* Task details *
Output the first line of the listing and each line after it, up to and including the line that contains "grid_x = [80, 60, 40, 20, 0]", exactly as written, minus the pictures.
═══ Dataset records ═══
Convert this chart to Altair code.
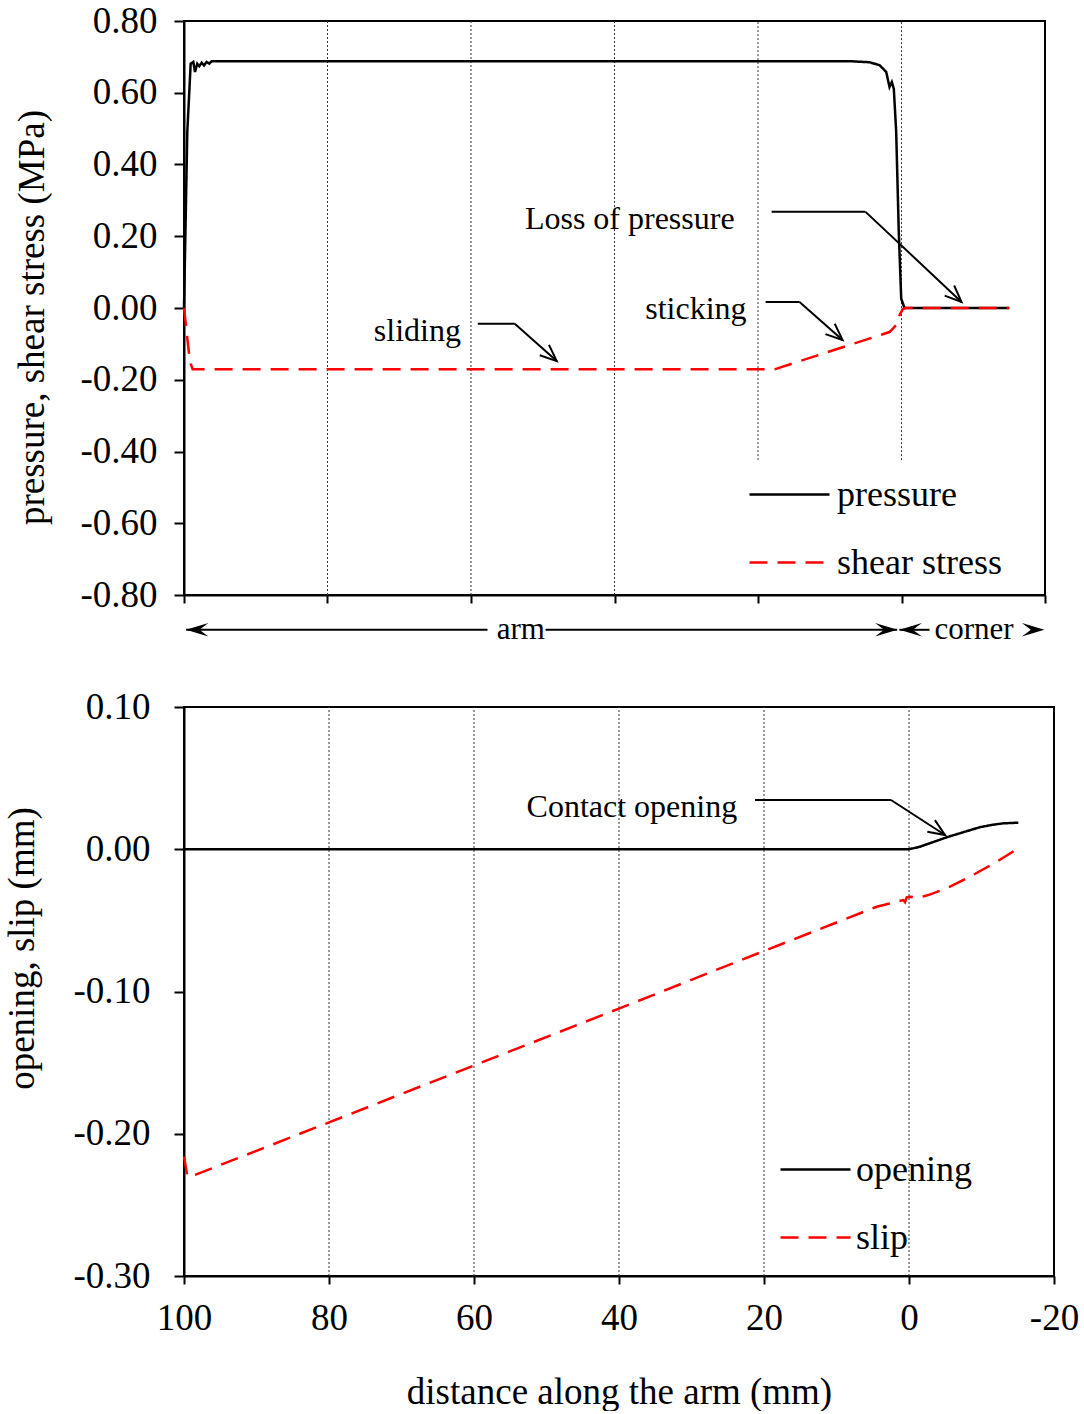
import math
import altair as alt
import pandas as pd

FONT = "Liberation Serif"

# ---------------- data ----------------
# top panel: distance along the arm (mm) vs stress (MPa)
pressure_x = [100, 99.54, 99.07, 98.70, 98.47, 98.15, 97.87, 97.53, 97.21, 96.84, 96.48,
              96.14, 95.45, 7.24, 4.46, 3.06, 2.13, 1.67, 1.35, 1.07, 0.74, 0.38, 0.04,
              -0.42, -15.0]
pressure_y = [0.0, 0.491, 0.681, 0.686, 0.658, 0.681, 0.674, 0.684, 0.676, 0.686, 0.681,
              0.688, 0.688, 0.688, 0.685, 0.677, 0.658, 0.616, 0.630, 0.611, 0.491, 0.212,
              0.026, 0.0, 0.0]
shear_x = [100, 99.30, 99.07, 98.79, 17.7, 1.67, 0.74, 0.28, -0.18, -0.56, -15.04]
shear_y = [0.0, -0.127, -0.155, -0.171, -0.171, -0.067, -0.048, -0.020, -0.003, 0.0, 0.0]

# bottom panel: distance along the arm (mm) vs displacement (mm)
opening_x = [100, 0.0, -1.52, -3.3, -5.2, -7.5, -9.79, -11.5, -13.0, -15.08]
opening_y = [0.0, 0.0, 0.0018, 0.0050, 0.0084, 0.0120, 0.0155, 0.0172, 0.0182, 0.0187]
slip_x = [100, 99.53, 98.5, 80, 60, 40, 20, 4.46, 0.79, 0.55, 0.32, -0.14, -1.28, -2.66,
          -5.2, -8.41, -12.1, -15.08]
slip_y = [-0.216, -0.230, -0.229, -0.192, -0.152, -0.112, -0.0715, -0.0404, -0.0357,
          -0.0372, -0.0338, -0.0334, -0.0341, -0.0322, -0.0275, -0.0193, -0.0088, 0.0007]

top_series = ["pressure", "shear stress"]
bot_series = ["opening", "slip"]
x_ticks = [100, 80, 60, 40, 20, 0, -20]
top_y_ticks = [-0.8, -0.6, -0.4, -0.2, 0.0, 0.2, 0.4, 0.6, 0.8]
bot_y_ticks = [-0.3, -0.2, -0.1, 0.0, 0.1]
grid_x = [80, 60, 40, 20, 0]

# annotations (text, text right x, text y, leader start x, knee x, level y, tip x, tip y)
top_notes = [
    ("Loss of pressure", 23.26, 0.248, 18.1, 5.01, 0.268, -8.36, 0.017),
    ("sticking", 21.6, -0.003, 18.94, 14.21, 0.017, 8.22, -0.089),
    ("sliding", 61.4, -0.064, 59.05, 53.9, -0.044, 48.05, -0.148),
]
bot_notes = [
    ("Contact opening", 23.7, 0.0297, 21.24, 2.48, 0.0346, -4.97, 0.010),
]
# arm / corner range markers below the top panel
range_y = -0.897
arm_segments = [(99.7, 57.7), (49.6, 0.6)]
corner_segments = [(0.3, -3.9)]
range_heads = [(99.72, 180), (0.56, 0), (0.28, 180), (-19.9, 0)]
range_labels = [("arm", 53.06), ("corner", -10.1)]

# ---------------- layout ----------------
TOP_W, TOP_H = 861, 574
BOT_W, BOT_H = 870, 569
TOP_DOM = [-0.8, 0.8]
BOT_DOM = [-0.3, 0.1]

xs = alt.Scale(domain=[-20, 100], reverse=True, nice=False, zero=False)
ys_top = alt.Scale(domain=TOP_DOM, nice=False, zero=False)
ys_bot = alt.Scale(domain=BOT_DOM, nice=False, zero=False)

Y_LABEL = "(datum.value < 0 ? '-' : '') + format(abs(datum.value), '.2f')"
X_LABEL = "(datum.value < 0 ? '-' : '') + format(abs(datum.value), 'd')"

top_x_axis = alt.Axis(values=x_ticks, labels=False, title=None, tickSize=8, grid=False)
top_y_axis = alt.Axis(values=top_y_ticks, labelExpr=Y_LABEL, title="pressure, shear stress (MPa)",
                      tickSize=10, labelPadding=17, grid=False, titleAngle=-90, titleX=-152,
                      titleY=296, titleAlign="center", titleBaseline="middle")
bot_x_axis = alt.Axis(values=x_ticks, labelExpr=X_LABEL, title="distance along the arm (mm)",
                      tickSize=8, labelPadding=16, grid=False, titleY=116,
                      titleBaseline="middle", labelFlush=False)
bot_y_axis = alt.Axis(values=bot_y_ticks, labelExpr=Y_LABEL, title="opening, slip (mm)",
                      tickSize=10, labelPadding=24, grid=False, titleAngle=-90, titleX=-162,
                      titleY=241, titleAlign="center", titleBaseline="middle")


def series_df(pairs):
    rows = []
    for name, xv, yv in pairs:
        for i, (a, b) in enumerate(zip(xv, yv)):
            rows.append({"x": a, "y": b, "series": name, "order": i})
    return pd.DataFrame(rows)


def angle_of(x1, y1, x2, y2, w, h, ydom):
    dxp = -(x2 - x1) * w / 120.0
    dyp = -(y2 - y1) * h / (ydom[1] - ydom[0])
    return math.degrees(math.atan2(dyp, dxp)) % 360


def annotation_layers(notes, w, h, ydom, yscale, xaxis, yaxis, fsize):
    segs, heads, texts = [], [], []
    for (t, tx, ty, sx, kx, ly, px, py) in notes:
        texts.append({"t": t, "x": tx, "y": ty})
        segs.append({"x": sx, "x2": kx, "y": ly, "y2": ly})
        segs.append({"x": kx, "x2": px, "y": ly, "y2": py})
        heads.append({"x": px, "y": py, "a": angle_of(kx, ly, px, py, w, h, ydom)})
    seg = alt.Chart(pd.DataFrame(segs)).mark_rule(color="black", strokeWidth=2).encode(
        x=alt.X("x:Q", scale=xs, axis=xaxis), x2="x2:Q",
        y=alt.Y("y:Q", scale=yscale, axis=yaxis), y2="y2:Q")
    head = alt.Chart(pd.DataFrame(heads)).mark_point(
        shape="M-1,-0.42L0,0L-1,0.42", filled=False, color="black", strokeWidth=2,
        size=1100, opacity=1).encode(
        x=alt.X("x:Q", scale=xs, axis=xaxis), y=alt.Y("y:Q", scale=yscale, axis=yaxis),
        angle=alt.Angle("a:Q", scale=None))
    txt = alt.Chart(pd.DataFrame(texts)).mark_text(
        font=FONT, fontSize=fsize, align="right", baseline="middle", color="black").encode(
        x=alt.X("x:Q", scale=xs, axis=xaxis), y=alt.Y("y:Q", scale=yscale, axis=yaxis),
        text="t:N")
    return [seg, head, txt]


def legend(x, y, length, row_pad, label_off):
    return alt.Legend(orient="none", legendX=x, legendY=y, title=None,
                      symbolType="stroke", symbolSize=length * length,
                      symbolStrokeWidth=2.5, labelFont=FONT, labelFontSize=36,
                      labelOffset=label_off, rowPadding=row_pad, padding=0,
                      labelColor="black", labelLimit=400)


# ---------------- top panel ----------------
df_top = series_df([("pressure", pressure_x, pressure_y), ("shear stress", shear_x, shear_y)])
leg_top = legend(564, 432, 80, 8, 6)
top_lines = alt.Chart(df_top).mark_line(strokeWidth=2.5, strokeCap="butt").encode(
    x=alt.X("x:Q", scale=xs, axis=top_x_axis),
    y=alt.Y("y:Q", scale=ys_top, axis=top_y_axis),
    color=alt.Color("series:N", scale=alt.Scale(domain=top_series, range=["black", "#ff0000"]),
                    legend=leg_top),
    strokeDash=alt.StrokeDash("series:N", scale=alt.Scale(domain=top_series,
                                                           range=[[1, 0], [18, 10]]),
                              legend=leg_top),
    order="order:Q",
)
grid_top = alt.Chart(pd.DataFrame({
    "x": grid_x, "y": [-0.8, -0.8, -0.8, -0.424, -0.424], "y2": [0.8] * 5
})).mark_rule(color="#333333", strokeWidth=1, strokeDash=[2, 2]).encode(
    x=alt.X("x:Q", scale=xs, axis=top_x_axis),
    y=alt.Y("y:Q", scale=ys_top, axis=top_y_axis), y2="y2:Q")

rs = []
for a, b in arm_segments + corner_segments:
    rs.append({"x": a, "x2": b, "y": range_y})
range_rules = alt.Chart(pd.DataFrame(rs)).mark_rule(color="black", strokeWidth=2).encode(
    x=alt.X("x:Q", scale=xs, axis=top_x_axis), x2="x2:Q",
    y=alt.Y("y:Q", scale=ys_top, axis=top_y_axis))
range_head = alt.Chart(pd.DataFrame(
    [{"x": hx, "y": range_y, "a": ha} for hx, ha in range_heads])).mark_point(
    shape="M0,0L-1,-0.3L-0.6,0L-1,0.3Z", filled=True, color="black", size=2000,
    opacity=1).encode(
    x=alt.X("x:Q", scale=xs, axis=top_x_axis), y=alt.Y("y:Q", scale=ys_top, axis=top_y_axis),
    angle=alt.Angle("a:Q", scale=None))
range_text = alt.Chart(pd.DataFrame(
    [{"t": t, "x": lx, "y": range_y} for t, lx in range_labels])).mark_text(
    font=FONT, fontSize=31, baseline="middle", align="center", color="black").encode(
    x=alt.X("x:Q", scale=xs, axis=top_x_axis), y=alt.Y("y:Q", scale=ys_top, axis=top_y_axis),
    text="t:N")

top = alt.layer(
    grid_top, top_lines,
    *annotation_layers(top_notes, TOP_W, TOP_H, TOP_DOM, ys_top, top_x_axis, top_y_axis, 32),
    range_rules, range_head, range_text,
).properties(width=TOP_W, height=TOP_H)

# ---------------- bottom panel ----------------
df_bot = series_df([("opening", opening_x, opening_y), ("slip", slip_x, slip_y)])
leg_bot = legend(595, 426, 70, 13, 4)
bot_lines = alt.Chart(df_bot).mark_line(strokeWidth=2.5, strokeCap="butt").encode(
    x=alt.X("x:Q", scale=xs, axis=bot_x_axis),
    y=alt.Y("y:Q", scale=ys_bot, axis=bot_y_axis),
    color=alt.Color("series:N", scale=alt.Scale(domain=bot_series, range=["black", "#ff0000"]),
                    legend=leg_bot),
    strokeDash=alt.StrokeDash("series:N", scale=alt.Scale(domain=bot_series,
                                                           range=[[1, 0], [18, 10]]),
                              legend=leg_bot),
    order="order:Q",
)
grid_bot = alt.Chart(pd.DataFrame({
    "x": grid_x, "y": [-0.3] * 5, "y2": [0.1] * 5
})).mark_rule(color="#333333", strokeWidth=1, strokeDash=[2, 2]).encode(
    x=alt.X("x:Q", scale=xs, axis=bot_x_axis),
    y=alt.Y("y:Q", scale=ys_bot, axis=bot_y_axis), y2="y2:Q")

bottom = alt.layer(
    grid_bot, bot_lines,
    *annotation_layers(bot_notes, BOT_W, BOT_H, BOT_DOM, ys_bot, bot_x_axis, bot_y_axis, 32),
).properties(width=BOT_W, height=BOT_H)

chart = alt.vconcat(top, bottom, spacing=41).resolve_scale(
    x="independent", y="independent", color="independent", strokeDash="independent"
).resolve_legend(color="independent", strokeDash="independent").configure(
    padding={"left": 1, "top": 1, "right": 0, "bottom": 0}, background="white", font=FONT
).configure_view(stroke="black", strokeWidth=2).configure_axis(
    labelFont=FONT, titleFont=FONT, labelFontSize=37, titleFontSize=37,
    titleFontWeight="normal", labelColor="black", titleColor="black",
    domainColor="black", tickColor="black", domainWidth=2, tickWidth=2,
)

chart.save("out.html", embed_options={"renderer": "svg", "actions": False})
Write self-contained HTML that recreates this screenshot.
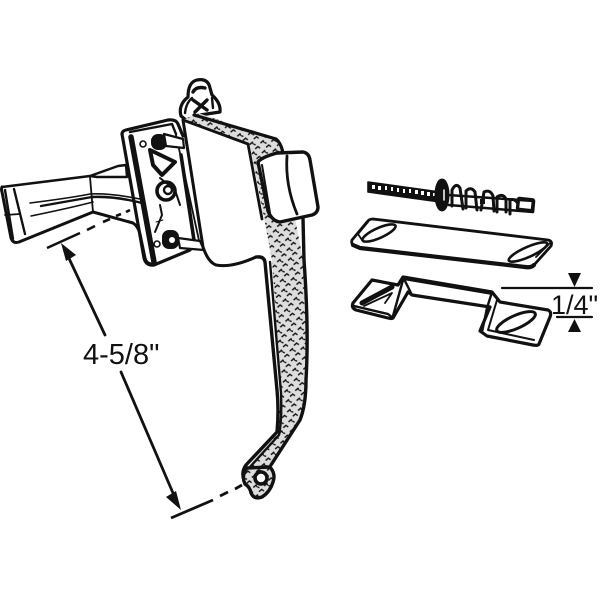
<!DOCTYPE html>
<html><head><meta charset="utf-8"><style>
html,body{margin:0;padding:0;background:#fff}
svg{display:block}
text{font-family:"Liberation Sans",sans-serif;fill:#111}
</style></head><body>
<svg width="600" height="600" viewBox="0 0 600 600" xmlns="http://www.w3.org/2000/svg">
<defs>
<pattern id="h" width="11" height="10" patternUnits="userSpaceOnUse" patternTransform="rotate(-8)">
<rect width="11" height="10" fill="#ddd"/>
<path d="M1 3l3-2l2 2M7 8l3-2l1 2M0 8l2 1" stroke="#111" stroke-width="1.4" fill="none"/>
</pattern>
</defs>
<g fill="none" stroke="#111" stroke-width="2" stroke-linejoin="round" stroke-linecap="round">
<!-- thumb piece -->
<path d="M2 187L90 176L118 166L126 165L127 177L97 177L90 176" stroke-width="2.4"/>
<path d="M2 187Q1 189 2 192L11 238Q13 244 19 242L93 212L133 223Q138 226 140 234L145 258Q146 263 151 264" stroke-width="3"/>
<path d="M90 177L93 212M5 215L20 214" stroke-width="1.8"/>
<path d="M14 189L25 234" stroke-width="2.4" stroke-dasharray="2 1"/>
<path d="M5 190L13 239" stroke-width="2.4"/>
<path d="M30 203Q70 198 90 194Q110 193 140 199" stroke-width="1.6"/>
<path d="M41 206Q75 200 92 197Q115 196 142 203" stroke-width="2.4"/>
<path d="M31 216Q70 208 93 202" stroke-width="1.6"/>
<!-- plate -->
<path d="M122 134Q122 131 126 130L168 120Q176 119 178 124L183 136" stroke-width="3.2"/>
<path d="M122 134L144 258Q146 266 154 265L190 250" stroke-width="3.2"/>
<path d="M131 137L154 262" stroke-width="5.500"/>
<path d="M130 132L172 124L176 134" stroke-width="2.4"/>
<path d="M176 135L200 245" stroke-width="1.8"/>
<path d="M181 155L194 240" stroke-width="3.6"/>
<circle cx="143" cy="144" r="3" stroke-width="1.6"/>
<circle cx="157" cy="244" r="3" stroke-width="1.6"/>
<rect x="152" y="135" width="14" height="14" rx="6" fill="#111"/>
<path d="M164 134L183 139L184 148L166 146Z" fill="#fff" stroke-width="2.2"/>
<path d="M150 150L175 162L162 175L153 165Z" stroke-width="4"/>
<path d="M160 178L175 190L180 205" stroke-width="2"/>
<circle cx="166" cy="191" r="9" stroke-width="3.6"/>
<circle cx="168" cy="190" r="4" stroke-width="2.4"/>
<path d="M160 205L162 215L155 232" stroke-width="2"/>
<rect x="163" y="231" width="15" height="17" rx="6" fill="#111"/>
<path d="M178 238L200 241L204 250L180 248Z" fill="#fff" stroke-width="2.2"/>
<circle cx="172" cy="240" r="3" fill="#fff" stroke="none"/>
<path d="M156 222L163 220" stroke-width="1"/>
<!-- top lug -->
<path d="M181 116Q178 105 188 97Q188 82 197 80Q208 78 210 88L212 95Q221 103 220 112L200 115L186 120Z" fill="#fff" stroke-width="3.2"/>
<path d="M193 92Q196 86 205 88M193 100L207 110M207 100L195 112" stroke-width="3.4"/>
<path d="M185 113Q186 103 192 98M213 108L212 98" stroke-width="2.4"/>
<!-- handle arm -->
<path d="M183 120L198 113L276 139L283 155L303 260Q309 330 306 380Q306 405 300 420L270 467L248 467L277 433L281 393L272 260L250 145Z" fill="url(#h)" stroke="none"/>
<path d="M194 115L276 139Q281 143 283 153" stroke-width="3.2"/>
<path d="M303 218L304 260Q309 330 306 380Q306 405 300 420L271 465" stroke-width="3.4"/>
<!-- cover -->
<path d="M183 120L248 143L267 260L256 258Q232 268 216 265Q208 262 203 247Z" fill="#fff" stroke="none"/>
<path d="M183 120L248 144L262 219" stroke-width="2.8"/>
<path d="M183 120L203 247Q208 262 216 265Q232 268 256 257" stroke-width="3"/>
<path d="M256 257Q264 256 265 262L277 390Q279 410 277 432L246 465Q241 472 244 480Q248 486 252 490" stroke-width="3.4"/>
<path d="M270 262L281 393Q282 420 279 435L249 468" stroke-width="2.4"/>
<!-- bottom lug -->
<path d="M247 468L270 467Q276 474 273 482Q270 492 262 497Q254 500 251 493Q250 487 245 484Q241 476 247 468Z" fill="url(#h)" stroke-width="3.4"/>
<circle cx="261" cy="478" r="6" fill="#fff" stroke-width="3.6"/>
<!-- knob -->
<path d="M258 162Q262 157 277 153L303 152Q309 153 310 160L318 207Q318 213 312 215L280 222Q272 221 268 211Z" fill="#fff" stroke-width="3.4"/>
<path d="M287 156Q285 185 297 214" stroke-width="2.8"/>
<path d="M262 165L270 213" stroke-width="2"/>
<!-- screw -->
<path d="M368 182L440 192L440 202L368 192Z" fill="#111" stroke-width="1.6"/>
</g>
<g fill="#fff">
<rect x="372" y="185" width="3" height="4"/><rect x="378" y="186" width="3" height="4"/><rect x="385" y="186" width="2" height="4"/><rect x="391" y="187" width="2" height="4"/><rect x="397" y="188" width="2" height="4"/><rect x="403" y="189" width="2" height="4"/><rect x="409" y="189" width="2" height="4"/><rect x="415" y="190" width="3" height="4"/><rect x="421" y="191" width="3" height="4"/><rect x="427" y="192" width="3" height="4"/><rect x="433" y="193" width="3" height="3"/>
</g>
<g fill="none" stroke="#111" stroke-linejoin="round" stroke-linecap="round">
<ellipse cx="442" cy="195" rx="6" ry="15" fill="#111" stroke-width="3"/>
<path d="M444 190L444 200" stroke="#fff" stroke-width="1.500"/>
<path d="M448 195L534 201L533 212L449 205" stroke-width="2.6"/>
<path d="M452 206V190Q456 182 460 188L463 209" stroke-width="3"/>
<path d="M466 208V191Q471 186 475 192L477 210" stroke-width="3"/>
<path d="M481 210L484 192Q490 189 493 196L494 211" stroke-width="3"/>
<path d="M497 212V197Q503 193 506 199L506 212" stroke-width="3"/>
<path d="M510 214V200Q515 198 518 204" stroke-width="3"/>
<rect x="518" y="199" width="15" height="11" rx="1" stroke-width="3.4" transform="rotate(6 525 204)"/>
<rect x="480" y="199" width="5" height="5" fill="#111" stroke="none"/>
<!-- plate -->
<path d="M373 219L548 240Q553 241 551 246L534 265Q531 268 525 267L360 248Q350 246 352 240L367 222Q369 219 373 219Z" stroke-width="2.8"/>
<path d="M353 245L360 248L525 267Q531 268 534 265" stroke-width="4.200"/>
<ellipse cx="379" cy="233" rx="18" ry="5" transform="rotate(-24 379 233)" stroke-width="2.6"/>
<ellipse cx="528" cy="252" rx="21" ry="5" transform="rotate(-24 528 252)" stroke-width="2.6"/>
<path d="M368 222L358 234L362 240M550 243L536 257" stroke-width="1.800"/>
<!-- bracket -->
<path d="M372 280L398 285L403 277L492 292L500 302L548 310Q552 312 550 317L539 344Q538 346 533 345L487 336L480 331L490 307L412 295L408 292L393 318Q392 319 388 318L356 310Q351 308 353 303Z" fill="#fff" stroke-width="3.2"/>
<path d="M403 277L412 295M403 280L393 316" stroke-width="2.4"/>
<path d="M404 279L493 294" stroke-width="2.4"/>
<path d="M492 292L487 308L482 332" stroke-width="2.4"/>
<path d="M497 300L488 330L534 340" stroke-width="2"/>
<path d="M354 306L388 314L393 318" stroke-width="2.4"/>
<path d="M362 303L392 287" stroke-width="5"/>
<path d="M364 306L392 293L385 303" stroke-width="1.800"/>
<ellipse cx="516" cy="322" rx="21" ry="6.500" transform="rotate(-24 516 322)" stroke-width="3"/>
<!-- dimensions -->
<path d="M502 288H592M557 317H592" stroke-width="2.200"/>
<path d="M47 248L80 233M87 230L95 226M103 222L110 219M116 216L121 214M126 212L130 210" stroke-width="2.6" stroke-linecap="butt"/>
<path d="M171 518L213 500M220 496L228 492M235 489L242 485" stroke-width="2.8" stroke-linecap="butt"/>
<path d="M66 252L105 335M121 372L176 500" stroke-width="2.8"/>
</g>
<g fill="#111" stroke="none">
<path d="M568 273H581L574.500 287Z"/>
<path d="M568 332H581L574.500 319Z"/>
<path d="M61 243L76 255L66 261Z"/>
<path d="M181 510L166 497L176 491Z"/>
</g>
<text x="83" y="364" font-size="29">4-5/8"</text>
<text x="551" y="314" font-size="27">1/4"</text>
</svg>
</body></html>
═══
* Answer to the problem *
Convert this chart to Altair code.
import math
import altair as alt
import pandas as pd

FONT = "Liberation Serif"

# ---------------- data ----------------
# top panel: distance along the arm (mm) vs stress (MPa)
pressure_x = [100, 99.54, 99.07, 98.70, 98.47, 98.15, 97.87, 97.53, 97.21, 96.84, 96.48,
              96.14, 95.45, 7.24, 4.46, 3.06, 2.13, 1.67, 1.35, 1.07, 0.74, 0.38, 0.04,
              -0.42, -15.0]
pressure_y = [0.0, 0.491, 0.681, 0.686, 0.658, 0.681, 0.674, 0.684, 0.676, 0.686, 0.681,
              0.688, 0.688, 0.688, 0.685, 0.677, 0.658, 0.616, 0.630, 0.611, 0.491, 0.212,
              0.026, 0.0, 0.0]
shear_x = [100, 99.30, 99.07, 98.79, 17.7, 1.67, 0.74, 0.28, -0.18, -0.56, -15.04]
shear_y = [0.0, -0.127, -0.155, -0.171, -0.171, -0.067, -0.048, -0.020, -0.003, 0.0, 0.0]

# bottom panel: distance along the arm (mm) vs displacement (mm)
opening_x = [100, 0.0, -1.52, -3.3, -5.2, -7.5, -9.79, -11.5, -13.0, -15.08]
opening_y = [0.0, 0.0, 0.0018, 0.0050, 0.0084, 0.0120, 0.0155, 0.0172, 0.0182, 0.0187]
slip_x = [100, 99.53, 98.5, 80, 60, 40, 20, 4.46, 0.79, 0.55, 0.32, -0.14, -1.28, -2.66,
          -5.2, -8.41, -12.1, -15.08]
slip_y = [-0.216, -0.230, -0.229, -0.192, -0.152, -0.112, -0.0715, -0.0404, -0.0357,
          -0.0372, -0.0338, -0.0334, -0.0341, -0.0322, -0.0275, -0.0193, -0.0088, 0.0007]

top_series = ["pressure", "shear stress"]
bot_series = ["opening", "slip"]
x_ticks = [100, 80, 60, 40, 20, 0, -20]
top_y_ticks = [-0.8, -0.6, -0.4, -0.2, 0.0, 0.2, 0.4, 0.6, 0.8]
bot_y_ticks = [-0.3, -0.2, -0.1, 0.0, 0.1]
grid_x = [80, 60, 40, 20, 0]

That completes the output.